There are a couple of cookbooks around that are specifically for making dishes with no more than a set (small) number of ingredients. You might want to poke around your local bookstore.

That’s good advice. Don’t let the name fool you, “Italian Seasoning,” is good for all kinds of dishes… If you want a savory soup, for instance, it’s a good way to get rich flavor without buying all that stuff separately (oregano, marjoram, thyme, etc.) Since you have all this chicken, you can try this: thaw a couple, rub them with butter or oils, sprinkle with IS, and bake for 30-40 m. on 350 degrees. Throw some little red potatoes, washed and quartered, around the chicken in the pan for a good side dish. The juices from the meat will baste the potatoes.
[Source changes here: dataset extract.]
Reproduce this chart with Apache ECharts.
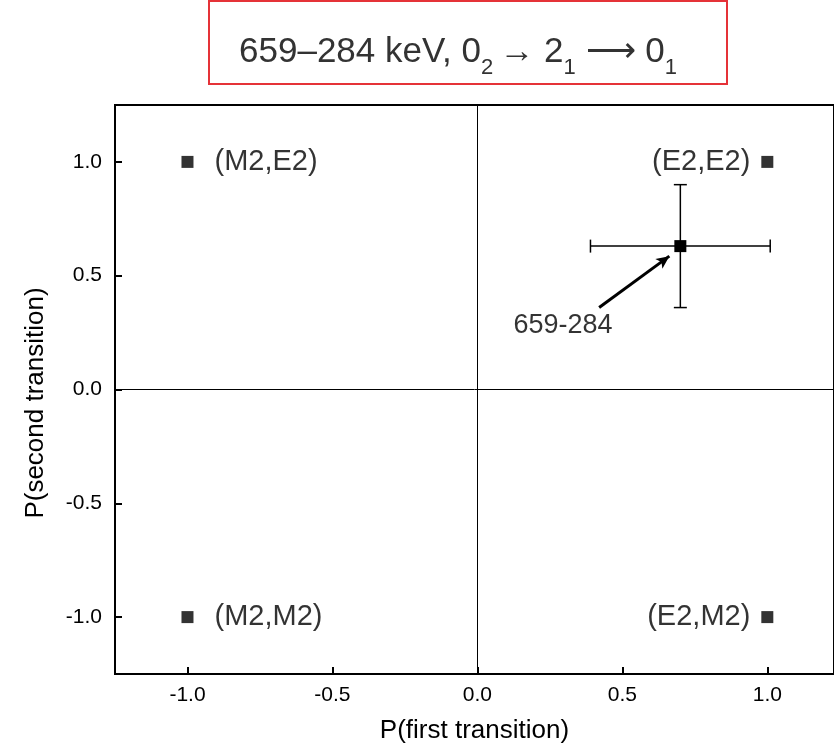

Spices can be expensive, but most of them will last for years. I have jars I’ve dragged around for 10 years now. If you get basic blends like curry powder, chili powder, adobe seasoning, etc., you can get a lot more variety from basic meats and veggies.

I didn’t see anyone else mention this question yet. The term is deceptive because a “whole” chicken breast refers to both breasts from the animal, still attached to each other. For example, if you were buying a fresh chicken a cutting into pieces yourself, you’d want to know if the recipe called for you to keep the chicken breast(s) “whole” or “halved”.

A “half” chicken breast is just one breast. Bags of chicken breasts are usually sold as “halves”. (If you’re talking about the same product from Costco as I buy all the time, they’re frozen boneless, skinless chicken breast halves).

Some recipes will ask for chicken quantities in pounds, but they usually also give an equivalent in breast (ie. “X pounds, or approximately Y halves”).

If you really can’t even fathom using garlic, of all things, you will find this whole ‘cooking’ thing a little tough. Surf over to the site of your local grocery store instead of allrecipes and order yourself a few jars of premade sauce-green thai curry, korma, basic spaghetti, wine and mushroom cream, ect, and some frozen vegetables. a lot of them are really delicious, especially Pathak’s. Problem solved.